Monday, December 14, 2009
Sweeping The Nation Albums Of 2009: Number 17
The Victorian English Gentlemens Club’s first album was, for all its angular excitement (top 20 in our 2006 list), a little too much in thrall to its influences. Most obviously the Pixies in its dynamic malevolence, roughed up surf guitar and male-female vocal interplay, but its sound ran the gamut of post-punk - not the Gang Of Four post-punk of its contemporaries, but the variously unorthodox twisted approaches of The Fall and Wire among others. After label and personnel changes this second album has found a way to both refine and integrate thouse touchstones into something more definitively their own.

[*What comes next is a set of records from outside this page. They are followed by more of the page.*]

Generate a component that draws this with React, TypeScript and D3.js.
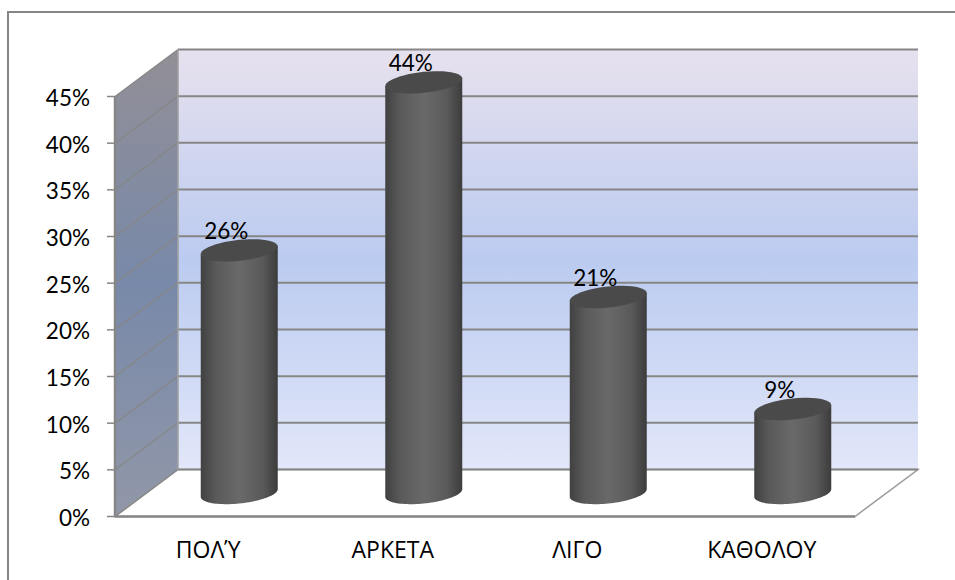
import React from "react";
import * as d3 from "d3";

const categories = ["ΠΟΛΎ", "ΑΡΚΕΤΑ", "ΛΙΓΟ", "ΚΑΘΟΛΟΥ"];
const values = [26, 44, 21, 9];
const ticks = [0, 5, 10, 15, 20, 25, 30, 35, 40, 45];

const W = 955, H = 580;
const fx0 = 115, fx1 = 855, dx = 63, dy = -47;
const y = d3.scaleLinear().domain([0, 45]).range([516.5, 96.5]);
const x = d3.scaleBand<string>().domain(categories).range([fx0 + 32, fx0 + 32 + 738]).padding(0);
const cylBase = 493;
const cylH = (v: number) => y(0) - y(v);
const rx = 38.5, ry = 10.5, skew = -0.1;
const GRID = "#868686";
const FONT = "Lato, sans-serif";
const GREEK = "'Open Sans', sans-serif";

function ellipse(cx: number, cy: number, part: "full" | "lower" = "full") {
  const n = 48;
  const pts: [number, number][] = d3.range(n + 1).map((i) => {
    const t = part === "full" ? (i / n) * 2 * Math.PI : (i / n) * Math.PI;
    const ex = rx * Math.cos(t);
    return [cx + ex, cy + ry * Math.sin(t) + skew * ex];
  });
  return pts;
}
const line = d3.line();

export default function App() {
  return (
    <svg width={W} height={H} style={{ position: "absolute", left: 0, top: 0, background: "#fff" }}>
      <defs>
        <linearGradient id="back" x1="0" y1="0" x2="0" y2="1">
          <stop offset="0" stopColor="#e7e1ee" />
          <stop offset="0.5" stopColor="#bbcbf0" />
          <stop offset="1" stopColor="#e2e7f9" />
        </linearGradient>
        <linearGradient id="side" x1="0" y1="0" x2="0" y2="1">
          <stop offset="0" stopColor="#928f96" />
          <stop offset="0.5" stopColor="#7889a9" />
          <stop offset="1" stopColor="#9197a8" />
        </linearGradient>
        <linearGradient id="cyl" x1="0" y1="0" x2="1" y2="0">
          <stop offset="0" stopColor="#414141" />
          <stop offset="0.2" stopColor="#5a5a5a" />
          <stop offset="0.5" stopColor="#696969" />
          <stop offset="0.8" stopColor="#5a5a5a" />
          <stop offset="1" stopColor="#3c3c3c" />
        </linearGradient>
      </defs>
      <path d={`M8,${H} V12 H${W}`} fill="none" stroke="#868686" strokeWidth={2} />
      <polygon points={`${fx0 + dx},${y(0) + dy} ${fx1 + dx},${y(0) + dy} ${fx1 + dx},${y(45) + dy} ${fx0 + dx},${y(45) + dy}`} fill="url(#back)" />
      <polygon points={`${fx0},${y(0)} ${fx0 + dx},${y(0) + dy} ${fx0 + dx},${y(45) + dy} ${fx0},${y(45)}`} fill="url(#side)" />
      <polygon points={`${fx0},${y(0)} ${fx1},${y(0)} ${fx1 + dx},${y(0) + dy} ${fx0 + dx},${y(0) + dy}`} fill="#fff" stroke="#9a9a9a" strokeWidth={1.5} />
      {ticks.map((t) => (
        <g key={t}>
          <line x1={fx0 + dx} x2={fx1 + dx} y1={y(t) + dy} y2={y(t) + dy} stroke={GRID} strokeWidth={2} />
          <line x1={fx0} x2={fx0 + dx} y1={y(t)} y2={y(t) + dy} stroke={GRID} strokeWidth={1.2} />
          <line x1={fx0 - 8} x2={fx0} y1={y(t)} y2={y(t)} stroke={GRID} strokeWidth={1.5} />
          <text x={90} y={y(t) + 9.5} textAnchor="end" fontSize={22.5} fontFamily={FONT} fill="#000">{t}%</text>
        </g>
      ))}
      <line x1={fx0} x2={fx0} y1={y(0)} y2={y(45)} stroke={GRID} strokeWidth={2.5} />
      <line x1={fx0 + dx} x2={fx0 + dx} y1={y(0) + dy} y2={y(45) + dy} stroke="#a0a0a0" strokeWidth={1.5} />
      <line x1={fx0} x2={fx1} y1={y(0)} y2={y(0)} stroke={GRID} strokeWidth={2.5} />
      {categories.map((c, i) => {
        const cx = x(c)! + x.bandwidth() / 2;
        const top = cylBase - cylH(values[i]);
        const bottom = ellipse(cx, cylBase, "lower");
        const body: [number, number][] = [[cx - rx, top - skew * rx], ...[...bottom].reverse(), [cx + rx, top + skew * rx]];
        return (
          <g key={c}>
            <path d={line(body)! + "Z"} fill="url(#cyl)" />
            <path d={line(ellipse(cx, top))! + "Z"} fill="#4a4a4a" />
            <text x={cx - 13} y={top - 11} textAnchor="middle" fontSize={22.5} fontFamily={FONT} fill="#000">{values[i]}%</text>
            <text x={cx - 31} y={558} textAnchor="middle" fontSize={23} fontFamily={GREEK} fill="#000">{c}</text>
          </g>
        );
      })}
    </svg>
  );
}
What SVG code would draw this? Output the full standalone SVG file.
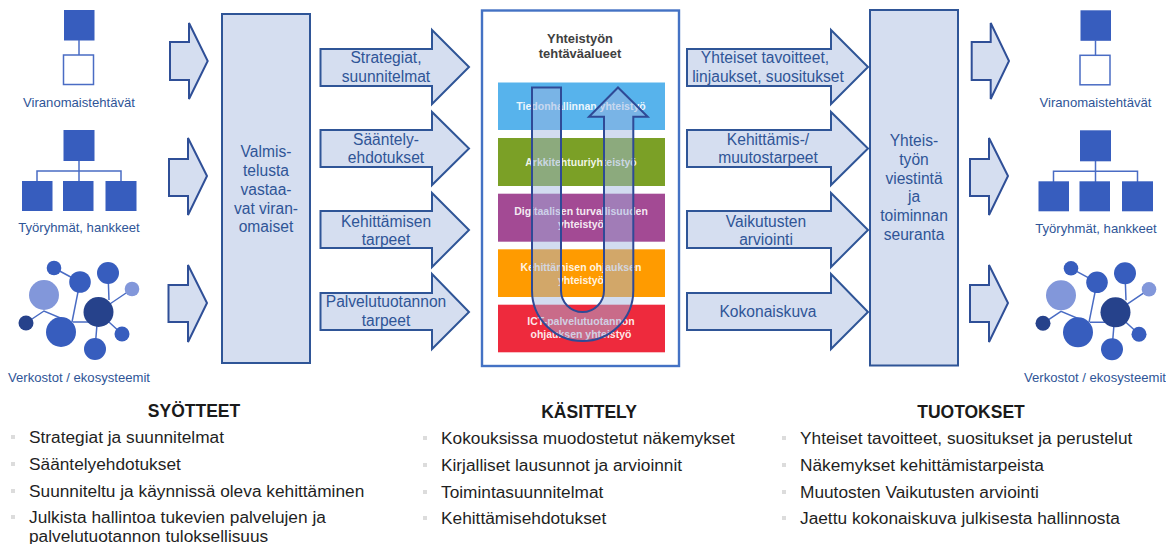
<svg xmlns="http://www.w3.org/2000/svg" width="1166" height="544" viewBox="0 0 1166 544">
<style>
text{font-family:"Liberation Sans",Arial,sans-serif}
.a{fill:#d5def0;stroke:#2f5597;stroke-width:2}
.sa{fill:#d5def0;stroke:#2f4f97;stroke-width:2}
.t{font-size:15.6px;fill:#2f5597;text-anchor:middle}
.l{font-size:13.1px;fill:#2f5597;text-anchor:middle}
.s{fill:#375dbe}
.h{fill:#fff;stroke:#4a6cc4;stroke-width:1.5}
.ln{fill:none;stroke:#4a6cc4;stroke-width:1.5}
.b{font-size:10.5px;font-weight:bold;fill:#fff;fill-opacity:.9;text-anchor:middle}
.hd{font-size:17.5px;font-weight:bold;fill:#1a1a1a;text-anchor:middle}
.li{font-size:17.3px;fill:#1f1f1f}
.bu{fill:#dcdcdc}
.c1{fill:#375dbe}.c2{fill:#26428b}.c3{fill:#8297da}
</style>
<defs>
<g id="icon1"><rect class="s" x="64" y="10" width="30.500" height="30.500"/><line class="ln" x1="79" y1="40" x2="79" y2="55"/><rect class="h" x="63.500" y="55" width="30" height="29.500"/></g>
<g id="icon2"><line class="ln" x1="79" y1="160" x2="79" y2="182"/><path class="ln" d="M37 182V171H121V182"/><rect class="s" x="63.500" y="130" width="31" height="31"/><rect class="s" x="22" y="181" width="30.500" height="30"/><rect class="s" x="63" y="181" width="30.500" height="30"/><rect class="s" x="105.500" y="181" width="31" height="30"/></g>
<g id="icon3"><path class="ln" d="M54 268L80 282L72 322M108 273L109 300M132 289L98 312M26 323L44 311L70 322M73 322H98M98 312L122 334M98 312L95 349"/>
<circle class="c1" cx="54" cy="268" r="7.300"/><circle class="c1" cx="80" cy="282" r="10.800"/><circle class="c3" cx="44" cy="295" r="15"/><circle class="c1" cx="108" cy="273" r="11"/><circle class="c3" cx="132" cy="289" r="7.300"/><circle class="c2" cx="98.500" cy="312" r="15"/><circle class="c2" cx="26" cy="323" r="7.500"/><circle class="c1" cx="61" cy="332" r="15"/><circle class="c1" cx="122" cy="334" r="7.500"/><circle class="c1" cx="95" cy="349" r="11"/></g>
</defs>
<rect width="1166" height="544" fill="#fff"/>

<g id="input-viranomaistehtavat"><use href="#icon1"/><text class="l" x="79" y="107">Viranomaistehtävät</text></g>
<g id="input-tyoryhmat"><use href="#icon2"/><text class="l" x="79" y="232">Työryhmät, hankkeet</text></g>
<g id="input-verkostot"><use href="#icon3"/><text class="l" x="79" y="382">Verkostot / ekosysteemit</text></g>

<g id="valmistelu"><rect class="a" x="222" y="14" width="88" height="349"/>
<text class="t" x="266" y="157">Valmis-</text><text class="t" x="266" y="176">telusta</text><text class="t" x="266" y="195">vastaa-</text><text class="t" x="266" y="214">vat viran-</text><text class="t" x="266" y="232">omaiset</text></g>

<g id="connectors">
<path class="sa" d="M170 42H189V23L207.700 61L189 99V80H170Z"/>
<path class="sa" d="M169 159H188V138L207 176L188 215V196H169Z"/>
<path class="sa" d="M168.500 285H188V265L207 303L188 342V322H168.500Z"/>
<path class="sa" d="M971.700 42H990.700V23L1009 61L990.700 99V80H971.700Z"/>
<path class="sa" d="M970 159H989V138L1008 176L989 215V196H970Z"/>
<path class="sa" d="M970 285H989V265L1008 303L989 342V322H970Z"/>
<path class="a" d="M320.500 49H432V30L469 67L432 104V86H320.500Z"/>
<path class="a" d="M320.500 130H432V112L469 148.500L432 185V167H320.500Z"/>
<path class="a" d="M320.500 211H432V193L469 230L432 267V248H320.500Z"/>
<path class="a" d="M320.500 293H432V274L469 312L432 349V330H320.500Z"/>
<path class="a" d="M687 49H831V30L868 67L831 104V86H687Z"/>
<path class="a" d="M687 130H831V112L868 148.500L831 185V167H687Z"/>
<path class="a" d="M687 211H831V193L868 230L831 267V248H687Z"/>
<path class="a" d="M687 293H831V274L868 312L831 349V330H687Z"/>
</g>
<g id="arrow-labels">
<text class="t" x="386" y="63">Strategiat,</text><text class="t" x="386" y="82">suunnitelmat</text>
<text class="t" x="386" y="145">Sääntely-</text><text class="t" x="386" y="163">ehdotukset</text>
<text class="t" x="386" y="227">Kehittämisen</text><text class="t" x="386" y="245">tarpeet</text>
<text class="t" x="386" y="307">Palvelutuotannon</text><text class="t" x="386" y="326">tarpeet</text>
<text class="t" x="765" y="63">Yhteiset tavoitteet,</text><text class="t" x="768" y="82">linjaukset, suositukset</text>
<text class="t" x="768" y="145">Kehittämis-/</text><text class="t" x="768" y="163">muutostarpeet</text>
<text class="t" x="766" y="227">Vaikutusten</text><text class="t" x="766" y="245">arviointi</text>
<text class="t" x="768" y="317">Kokonaiskuva</text>
</g>

<g id="tehtavaalueet">
<rect x="482" y="10.500" width="197" height="355.500" fill="#fff" stroke="#4472c4" stroke-width="2.400"/>
<text x="580" y="43" font-size="12.900" font-weight="bold" fill="#404040" text-anchor="middle">Yhteistyön</text>
<text x="580" y="58" font-size="12.900" font-weight="bold" fill="#404040" text-anchor="middle">tehtäväalueet</text>
<rect x="498" y="82.500" width="167" height="47.500" fill="#57b3ec"/>
<rect x="498" y="138" width="167" height="48" fill="#7ba026"/>
<rect x="498" y="193.700" width="167" height="48" fill="#a34a94"/>
<rect x="498" y="249.300" width="167" height="47.700" fill="#ff9b00"/>
<rect x="498" y="304.700" width="167" height="47.600" fill="#ee2a3d"/>
<text class="b" x="581" y="110">Tiedonhallinnan yhteistyö</text>
<text class="b" x="581" y="166">Arkkitehtuuriyhteistyö</text>
<text class="b" x="581" y="215">Digitaalisen turvallisuuden</text><text class="b" x="581" y="228">yhteistyö</text>
<text class="b" x="581" y="271">Kehittämisen ohjauksen</text><text class="b" x="581" y="284">yhteistyö</text>
<text class="b" x="581" y="325">ICT-palvelutuotannon</text><text class="b" x="581" y="338">ohjauksen yhteistyö</text>
<path d="M532 87.500H561V290.500A21.500 21.500 0 0 0 604 290.500V116.700H589L618 87.500L647.700 116.700H633.300V290.500A50.650 50.650 0 0 1 532 290.500Z" fill="#9fb4e0" fill-opacity=".47" stroke="#2f4a96" stroke-width="2"/>
</g>

<g id="seuranta"><rect class="a" x="870" y="10" width="88" height="355.500"/>
<text class="t" x="914" y="146">Yhteis-</text><text class="t" x="914" y="165">työn</text><text class="t" x="914" y="184">viestintä</text><text class="t" x="914" y="202">ja</text><text class="t" x="914" y="221">toiminnan</text><text class="t" x="914" y="240">seuranta</text></g>

<g id="output-viranomaistehtavat"><use href="#icon1" x="1016.500" y="0.300"/><text class="l" x="1095.500" y="107">Viranomaistehtävät</text></g>
<g id="output-tyoryhmat"><use href="#icon2" x="1016.500" y="0.300"/><text class="l" x="1096" y="233">Työryhmät, hankkeet</text></g>
<g id="output-verkostot"><use href="#icon3" x="1017" y="0.300"/><text class="l" x="1095" y="382">Verkostot / ekosysteemit</text></g>

<g id="syotteet">
<text class="hd" x="194" y="417">SYÖTTEET</text>
<rect class="bu" x="11" y="435" width="4" height="4"/><text class="li" x="29" y="443">Strategiat ja suunnitelmat</text>
<rect class="bu" x="11" y="462" width="4" height="4"/><text class="li" x="29" y="470">Sääntelyehdotukset</text>
<rect class="bu" x="11" y="489" width="4" height="4"/><text class="li" x="29" y="497">Suunniteltu ja käynnissä oleva kehittäminen</text>
<rect class="bu" x="11" y="515" width="4" height="4"/><text class="li" x="29" y="523">Julkista hallintoa tukevien palvelujen ja</text>
<text class="li" x="29" y="542">palvelutuotannon tuloksellisuus</text>
</g>
<g id="kasittely">
<text class="hd" x="589" y="418">KÄSITTELY</text>
<rect class="bu" x="423" y="436" width="4" height="4"/><text class="li" x="441" y="444">Kokouksissa muodostetut näkemykset</text>
<rect class="bu" x="423" y="463" width="4" height="4"/><text class="li" x="441" y="471">Kirjalliset lausunnot ja arvioinnit</text>
<rect class="bu" x="423" y="490" width="4" height="4"/><text class="li" x="441" y="498">Toimintasuunnitelmat</text>
<rect class="bu" x="423" y="516" width="4" height="4"/><text class="li" x="441" y="524">Kehittämisehdotukset</text>
</g>
<g id="tuotokset">
<text class="hd" x="971" y="418">TUOTOKSET</text>
<rect class="bu" x="782" y="436" width="4" height="4"/><text class="li" x="800" y="444">Yhteiset tavoitteet, suositukset ja perustelut</text>
<rect class="bu" x="782" y="463" width="4" height="4"/><text class="li" x="800" y="471">Näkemykset kehittämistarpeista</text>
<rect class="bu" x="782" y="490" width="4" height="4"/><text class="li" x="800" y="498">Muutosten Vaikutusten arviointi</text>
<rect class="bu" x="782" y="516" width="4" height="4"/><text class="li" x="800" y="524">Jaettu kokonaiskuva julkisesta hallinnosta</text>
</g>
</svg>
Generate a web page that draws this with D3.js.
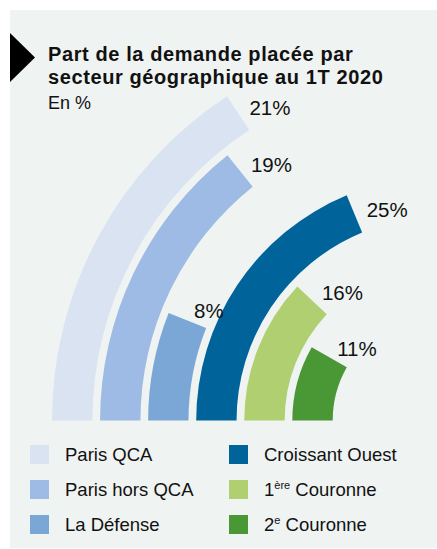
<!DOCTYPE html>
<html>
<head>
<meta charset="utf-8">
<script src="https://cdn.jsdelivr.net/npm/d3@7"></script>
<style>
  body { margin: 0; background: #ffffff; }
  #chart { width: 437px; height: 549px; }
  text { font-family: "Liberation Sans", Arial, sans-serif; }
</style>
</head>
<body>
<div id="chart"></div>
<script>
// data
const categories = ["Paris QCA", "Paris hors QCA", "La Défense", "Croissant Ouest", "1ère Couronne", "2e Couronne"];
const values = [21, 19, 8, 25, 16, 11];
const colors = ["#dae3f1", "#9dbbe4", "#7ba7d7", "#00649b", "#b0cf70", "#4a9735"];
// legend labels, split so the ordinals can be drawn in superscript
const legendParts = [
  ["Paris QCA", "", ""],
  ["Paris hors QCA", "", ""],
  ["La Défense", "", ""],
  ["Croissant Ouest", "", ""],
  ["1", "ère", " Couronne"],
  ["2", "e", " Couronne"]
];

const width = 437, height = 549;
const svg = d3.select("#chart").append("svg")
  .attr("width", width)
  .attr("height", height);

// panel + marker
svg.append("rect")
  .attr("x", 10).attr("y", 10)
  .attr("width", width - 10).attr("height", 538)
  .attr("fill", "#eff3f2");

svg.append("path")
  .attr("d", "M10,33 L35,57.5 L10,82 Z")
  .attr("fill", "#000");

// title
const title = svg.append("text")
  .attr("x", 48)
  .attr("font-weight", "bold")
  .attr("font-size", 20)
  .attr("letter-spacing", 0.6)
  .attr("fill", "#111");
title.append("tspan").attr("x", 48).attr("y", 61).text("Part de la demande placée par");
title.append("tspan").attr("x", 48).attr("y", 84).text("secteur géographique au 1T 2020");

svg.append("text")
  .attr("x", 48).attr("y", 109)
  .attr("font-size", 18)
  .attr("fill", "#111")
  .text("En %");

// radial bars, centre on the right of the baseline
const cx = 440, cy = 420.5;
const g = svg.append("g").attr("transform", `translate(${cx},${cy})`);

const r = d3.scaleBand()
  .domain(categories)
  .range([388, 107.3])
  .paddingInner(0.16)
  .paddingOuter(0);

// 100% would be three quarters of a turn, starting at 9 o'clock
const angle = d3.scaleLinear()
  .domain([0, 100])
  .range([0, 1.5 * Math.PI]);

const color = d3.scaleOrdinal().domain(categories).range(colors);

const start = -Math.PI / 2;
const arc = d3.arc()
  .innerRadius(d => r(d.cat))
  .outerRadius(d => r(d.cat) + r.bandwidth())
  .startAngle(start)
  .endAngle(d => start + angle(d.value));

const rows = categories.map((c, i) => ({cat: c, value: values[i]}));

g.selectAll("path.bar")
  .data(rows)
  .join("path")
  .attr("class", "bar")
  .attr("d", arc)
  .attr("fill", d => color(d.cat));

// value labels just past the end of each bar
g.selectAll("text.val")
  .data(rows)
  .join("text")
  .attr("class", "val")
  .attr("font-size", 20.5)
  .attr("fill", "#111")
  .attr("x", d => {
    const a = start + angle(d.value);
    const rm = r(d.cat) + r.bandwidth() / 2;
    return rm * Math.sin(a) + 10 * Math.cos(a) + 3;
  })
  .attr("y", d => {
    const a = start + angle(d.value);
    const rm = r(d.cat) + r.bandwidth() / 2;
    return -rm * Math.cos(a) + 10 * Math.sin(a) + 7;
  })
  .text(d => d.value + "%");

// legend, two columns of three
const legend = svg.append("g");
const item = legend.selectAll("g")
  .data(rows)
  .join("g")
  .attr("transform", (d, i) => `translate(${i < 3 ? 30 : 229},${445 + (i % 3) * 35})`);

item.append("rect")
  .attr("width", 19).attr("height", 19)
  .attr("fill", d => color(d.cat));

const lt = item.append("text")
  .attr("x", 35).attr("y", 16)
  .attr("font-size", 18.5)
  .attr("fill", "#111");

lt.each(function(d, i) {
  const p = legendParts[i];
  const t = d3.select(this);
  t.append("tspan").text(p[0]);
  if (p[1]) {
    t.append("tspan").attr("font-size", 11).attr("dy", -7).text(p[1]);
    t.append("tspan").attr("dy", 7).text(p[2]);
  }
});
</script>
</body>
</html>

What it certainly isn’t is a record with an eye on Greg James' playlist. It’s apparent that there’s something fundamentally creepy and almost mechanical about TVEGC, albeit mechanical in the sense of W. Heath Robinson cartoons, thriving on cyclical construction. Watching The Burglars won’t sit still for a moment, boasting a runaway rhythm - lots of that on this album, see also Bored In Belgium - and terse, semi-cryptic staccato exclamations around an oddly earworming chorus. It may be modern indie’s first song to remind at least this listener of Bow Wow Wow and mean it as a complement. And that’s their idea of a single. Parrot clanks around much like Wire’s underrated mid-80s work, harbouring Adam Taylor’s desperation that the titular bird “hasn’t said a word for the past few days” before launching into a distorted bassline and wordless chorus decorated by slashing riffs. Women Versus Children pitches feedback and Taylor’s on-edge vocal against a falsetto loop of “knives and swimming pools and that” ahead of a crashing power chord aided chorus. While occasionally you can still tell what they’ve been listening to – Worker and I Say What I see both have the distorted tension build and desperate shouts of Pere Ubu – there’s no underlying thread this time that connects the lot to one specific influence other than the unashamedly odd and obtuse. The band are art schoolers and proud of it. Lyrically there's still messages you have to concentrate on to make sense of, but there's a definite undercurrent of psychosexual tension, most evident where Driver’s Companion tackles sexual inadequacy among long distance HGV drivers and when Mason declares she’ll “lie on the floor moving along on the ground, waiting for you like a dog” (Dog). Here, all put together, is final confirmation of a band whose idea of post-punk influences understands what the term was actually aimed at, learning something from the blood and thunder and adapting it towards its own eccentric means.